One of the things I’ve been acutely aware of while working on Slatona, that I never thought about much before, is just how often I(and presumably most people) tend of view language and communication as something easy, or rather, something that we are fully aware of and conscious of, and of all of it’s moving pieces. We speak, think, and communicate using language all day, almost without effort. We have a thought, and words just seem to appear as we open our mouths. But there’s a lot going on under the surface, and remember that it took most of us about 18 years to become proficient is just a small sliver of our native tongue. Though even still “proficient” is a stretch. Even as I write this I’m often thinking “is it “I” before “E” except after “C” or is that adage totally useless? Does a comma go here, or should this be a new sentence? There’s a better word for that, but I can’t think of it right now”. So at least for me, but probably you too, “proficient” is a stretch, even if we’re only being judged on a sliver of the language.
This post is specifically about why translators often get word usage wrong. It’s hard to give clear examples because though I experience it often, it’s typically in situations that are very unique to the conversation I’m having, and who I’m having it with. Or the examples are contrived and jokey like:
Did you see her duck?
Sure, it can obviously mean multiple things, but it’s not likely something anyone would say, at least not in those exact terms. For a more realistic, but still contrived example, if you’re a marine biologist, and you’re talking to someone you know, and you use the word “seal”, the other person will immediately know that you mean the “animal”, so much so that the thought of other meanings of the word likely won’t even cross their mind. Likewise, if you were a mechanic, or a plumber, they would immediately pick up that you were refering to a “gasket”(unless of course you said something recently that override that default fallback. Of course plumbers sometimes talk about “seals” meaning the “animal”, just typically less so than marine biologists).
We might not think about it, or notice it, but our brains are hyper aware of context in every conversation we have. You’ll see it if you watch out for it. If someone joins a conversation while someone was mid-way though telling a story, the speaker will often slow down and fill in contextual details to catch that person up. Or sometimes someone else may interject to say something like “Steve is a teacher as the local school” to the conversation newcomer, if that piece of information helps fill in needed context. In every conversation we have, and with every phrase we say, our brains are calculating if everyone there has the context needed to make sense of what we’re about to say, and if not, adjusting on the fly to reword things.

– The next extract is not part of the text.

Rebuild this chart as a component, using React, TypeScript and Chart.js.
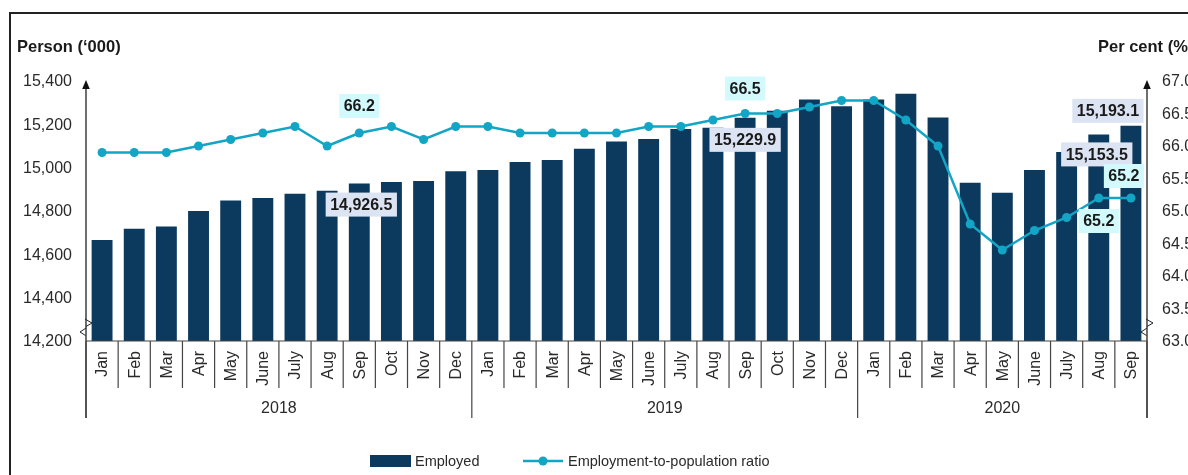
import React, { useEffect, useRef } from "react";
import { Chart, registerables } from "chart.js";

Chart.register(...registerables);

const months = [
  "Jan", "Feb", "Mar", "Apr", "May", "June", "July", "Aug", "Sep", "Oct", "Nov", "Dec",
  "Jan", "Feb", "Mar", "Apr", "May", "June", "July", "Aug", "Sep", "Oct", "Nov", "Dec",
  "Jan", "Feb", "Mar", "Apr", "May", "June", "July", "Aug", "Sep",
];
const yearLabels = ["2018", "2019", "2020"];
const yearCounts = [12, 12, 9];

const employed = [
  14666, 14718, 14729, 14800, 14849, 14860, 14880, 14894, 14926.5, 14934, 14938, 14984,
  14989, 15026, 15035, 15087, 15121, 15132, 15178, 15184, 15229.9, 15263, 15315, 15284,
  15315, 15341, 15231, 14930, 14884, 14989, 15072, 15153.5, 15193.1,
];
const ratio = [
  65.9, 65.9, 65.9, 66.0, 66.1, 66.2, 66.3, 66.0, 66.2, 66.3, 66.1, 66.3,
  66.3, 66.2, 66.2, 66.2, 66.2, 66.3, 66.3, 66.4, 66.5, 66.5, 66.6, 66.7,
  66.7, 66.4, 66.0, 64.8, 64.4, 64.7, 64.9, 65.2, 65.2,
];
const leftTicks = [14200, 14400, 14600, 14800, 15000, 15200, 15400];
const rightTicks = [63.0, 63.5, 64.0, 64.5, 65.0, 65.5, 66.0, 66.5, 67.0];

// labelled points: which series, which month index
const annotSeries = ["ratio", "employed", "ratio", "employed", "employed", "employed", "ratio", "ratio"];
const annotIndex = [8, 8, 20, 20, 32, 31, 32, 31];
// style offsets (pixels) for the label boxes
const annotDx = [0, 2, 0, 0, -23, -2, -7, 0];
const annotDy = [-27, 21, -25, 22, -15, 20, -22, 23];

const BAR_COLOR = "#0b3a5e";
const LINE_COLOR = "#12a5c5";
const TEXT = "#2a2a2a";
const FONT = "'Liberation Sans', Arial, sans-serif";

const overlay = {
  id: "overlay",
  afterDraw(chart: any) {
    const ctx = chart.ctx as CanvasRenderingContext2D;
    const area = chart.chartArea;
    const x = chart.scales.x;
    const y = chart.scales.y;
    const y1 = chart.scales.y1;
    const L = area.left;
    const R = area.right;
    const B = area.bottom;
    const T = area.top;
    const step = x.getPixelForValue(1) - x.getPixelForValue(0);
    ctx.save();

    // axes
    ctx.strokeStyle = "#222";
    ctx.lineWidth = 1.3;
    ctx.beginPath();
    ctx.moveTo(L, T + 6);
    ctx.lineTo(L, 418);
    ctx.moveTo(R, T + 6);
    ctx.lineTo(R, 418);
    ctx.stroke();
    ctx.fillStyle = "#111";
    for (const ax of [L, R]) {
      ctx.beginPath();
      ctx.moveTo(ax, T - 1);
      ctx.lineTo(ax - 3.8, T + 8);
      ctx.lineTo(ax + 3.8, T + 8);
      ctx.closePath();
      ctx.fill();
    }
    // x baseline
    ctx.strokeStyle = "#444";
    ctx.lineWidth = 1.2;
    ctx.beginPath();
    ctx.moveTo(L, B);
    ctx.lineTo(R, B);
    ctx.stroke();

    // break marks
    ctx.strokeStyle = "#222";
    ctx.lineWidth = 1;
    for (const ax of [L, R]) {
      ctx.beginPath();
      ctx.moveTo(ax - 1, 319);
      ctx.lineTo(ax + 6, 323);
      ctx.lineTo(ax, 326.5);
      ctx.moveTo(ax, 328);
      ctx.lineTo(ax - 6, 332);
      ctx.lineTo(ax - 0.5, 335.5);
      ctx.stroke();
    }

    // y tick labels
    ctx.fillStyle = TEXT;
    ctx.font = `16px ${FONT}`;
    ctx.textBaseline = "middle";
    ctx.textAlign = "right";
    for (const v of leftTicks) {
      ctx.fillText(v.toLocaleString("en-US"), 72, y.getPixelForValue(v) + 1);
    }
    ctx.textAlign = "left";
    for (const v of rightTicks) {
      ctx.fillText(v.toFixed(1), R + 15, y1.getPixelForValue(v) + 1);
    }
    // axis titles
    ctx.font = `bold 16.5px ${FONT}`;
    ctx.fillStyle = "#1a1a1a";
    ctx.fillText("Person (\u2018000)", 17, 47);
    ctx.fillText("Per cent (%)", 1098, 47);

    // month separators and labels
    ctx.strokeStyle = "#444";
    ctx.lineWidth = 1.2;
    let boundaryIdx = 0;
    const yearBounds: number[] = [0];
    for (const c of yearCounts) {
      boundaryIdx += c;
      yearBounds.push(boundaryIdx);
    }
    for (let i = 0; i <= months.length; i++) {
      const bx = x.getPixelForValue(0) - step / 2 + i * step;
      const isYear = yearBounds.includes(i);
      ctx.beginPath();
      ctx.moveTo(bx, B);
      ctx.lineTo(bx, isYear ? 418 : 388);
      ctx.stroke();
    }
    ctx.fillStyle = TEXT;
    ctx.font = `16px ${FONT}`;
    for (let i = 0; i < months.length; i++) {
      const cx = x.getPixelForValue(i);
      ctx.save();
      ctx.translate(cx + 1, B + 10);
      ctx.rotate(-Math.PI / 2);
      ctx.textAlign = "right";
      ctx.textBaseline = "middle";
      ctx.fillText(months[i], 0, 0);
      ctx.restore();
    }
    ctx.textAlign = "center";
    ctx.textBaseline = "middle";
    for (let k = 0; k < yearLabels.length; k++) {
      const a = x.getPixelForValue(yearBounds[k]);
      const b = x.getPixelForValue(yearBounds[k + 1] - 1);
      ctx.fillText(yearLabels[k], (a + b) / 2, 409);
    }

    // legend
    const ly = 461;
    ctx.fillStyle = BAR_COLOR;
    ctx.fillRect(370, ly - 6, 41, 12);
    ctx.fillStyle = TEXT;
    ctx.font = `14.5px ${FONT}`;
    ctx.textAlign = "left";
    ctx.fillText("Employed", 415, ly + 1);
    ctx.strokeStyle = LINE_COLOR;
    ctx.lineWidth = 2.5;
    ctx.beginPath();
    ctx.moveTo(523, ly);
    ctx.lineTo(563, ly);
    ctx.stroke();
    ctx.fillStyle = LINE_COLOR;
    ctx.beginPath();
    ctx.arc(543, ly, 4.5, 0, Math.PI * 2);
    ctx.fill();
    ctx.fillStyle = TEXT;
    ctx.fillText("Employment-to-population ratio", 568, ly + 1);

    // annotations
    ctx.font = `bold 16px ${FONT}`;
    for (let k = 0; k < annotIndex.length; k++) {
      const i = annotIndex[k];
      const isRatio = annotSeries[k] === "ratio";
      const val = isRatio ? ratio[i] : employed[i];
      const text = isRatio
        ? val.toFixed(1)
        : val.toLocaleString("en-US", { minimumFractionDigits: 1, maximumFractionDigits: 1 });
      const px = x.getPixelForValue(i) + annotDx[k];
      const py = (isRatio ? y1.getPixelForValue(val) : y.getPixelForValue(val)) + annotDy[k];
      const w = ctx.measureText(text).width + 9;
      const h = 24;
      ctx.fillStyle = isRatio ? "#d2fafd" : "#dce3f2";
      ctx.fillRect(px - w / 2, py - h / 2, w, h);
      ctx.fillStyle = "#1a1a1a";
      ctx.textAlign = "center";
      ctx.textBaseline = "middle";
      ctx.fillText(text, px, py + 1);
    }
    ctx.restore();
  },
};

export default function App() {
  const ref = useRef<HTMLCanvasElement | null>(null);
  useEffect(() => {
    if (!ref.current) return;
    const chart = new Chart(ref.current, {
      type: "bar",
      data: {
        labels: months,
        datasets: [
          {
            type: "line",
            label: "Employment-to-population ratio",
            data: ratio,
            yAxisID: "y1",
            borderColor: LINE_COLOR,
            backgroundColor: LINE_COLOR,
            borderWidth: 2.5,
            pointRadius: 4.5,
            pointBackgroundColor: LINE_COLOR,
            pointBorderWidth: 0,
            tension: 0,
            order: 0,
          } as any,
          {
            type: "bar",
            label: "Employed",
            data: employed,
            yAxisID: "y",
            backgroundColor: BAR_COLOR,
            borderWidth: 0,
            barPercentage: 0.65,
            categoryPercentage: 1,
            order: 1,
          },
        ],
      },
      options: {
        responsive: false,
        animation: false,
        devicePixelRatio: 1,
        layout: { padding: { left: 86, right: 1240 - 1147, top: 81, bottom: 475 - 341 } },
        plugins: { legend: { display: false }, tooltip: { enabled: false } },
        scales: {
          x: { display: false, offset: true },
          y: { display: false, min: 14200, max: 15400 },
          y1: { display: false, min: 63, max: 67, position: "right" },
        },
      },
      plugins: [overlay],
    });
    return () => chart.destroy();
  }, []);
  return (
    <div
      style={{
        position: "fixed",
        left: 0,
        top: 0,
        width: 1188,
        height: 475,
        overflow: "hidden",
        background: "#fff",
      }}
    >
      <div
        style={{
          position: "absolute",
          left: 9,
          top: 12,
          width: 1400,
          height: 700,
          border: "2.5px solid #222",
        }}
      />
      <canvas
        ref={ref}
        width={1240}
        height={475}
        style={{ position: "absolute", left: 0, top: 0, width: 1240, height: 475 }}
      />
    </div>
  );
}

So why do ML models struggle so much, when we’re able to do it almost effortlessly? Well there’s the obvious reason. Some context, maybe even most, was established often days, weeks, or years before the conversation. Your spouse likely doesn’t have to frequently remind you of their occupation, hometown, relationship with their family, or their personal interests. Your brain can accurately decipher the sounds they make with their mouth based on a long history of context. Obviously ML translation models don’t have that information(it would be worrying if they did), but even when all the context needed is included in a given text, they still struggle. The main reason comes down to how ML models work, and how they’re trained. ML models can’t translate arbitrarily long pieces of text. There’s no model, that I know of, that can translate the first chapter of Harry Potter in one go. But that’s not to say you can’t translate that text, of course you can, but really behind the scenes it’s being broken up into sections and translated separately. ML models are often trained on sentence pairs, one in the source language, and one in the target language, and a typical limit might be 512 token, which equates to roughly 400 words. That’s the limit for what that particular models can translate, so any text longer than that needs to be broken up, often at the sentence level. These sentences, for performance reasons, are often batched together, so a model may process 10 sentences in a batch, which could all be from the same document you’re wanting translated, or they might be 10 different sentences from 10 different people. So the ML model not only doesn’t have the benefit of knowing all the context you have about the text, but it also doesn’t even get the context of the previous sentence, of the following sentence. Each sentence is left to fend for itself, and if it doesn’t contain all the context needed to correctly pick the right words, then the model will use whatever makes the most sense in the given sentence, and it does a pretty good job, but even if it’s getting it right 19 out of 20 words, that’s a high batting average, but it still won’t take very long for you to hit word 20 where it fails.
Sometimes these errors can be small. Sometimes the person on the other end can fill in the gaps if there’s an obvious word that makes more sense, given the context. But again, even if that’s true 90% of the time, it doesn’t take long until a word get translated wrong, but in a way that’s logical given the text, but not at all what you said. A typo like “noe”, when you meant to write “now”, may get corrected and translated as “not”, which completely flips the meaning. Or a word with nuanced, idiomatic meaning in your language, but that mean something completely different based on how the translator decided to translate it.
Slatona aims to solve this problem. Often translating is like playing the game telephone. You pass on a message to the translator, and they pass it on to the person you’re communicating with, but you usually have no chance to double check that your intent is being represented accurately, and just about every conversation worth having, is worth having your meaning conveyed accurately. Slatona gives you the ability to take a peek into the translation, and to get insight into what it’s really saying, as if you yourself spoke that language. It lets you send a message to someone knowing that it says what you want it to say, and not having to hope the other person will fill in the gaps correctly.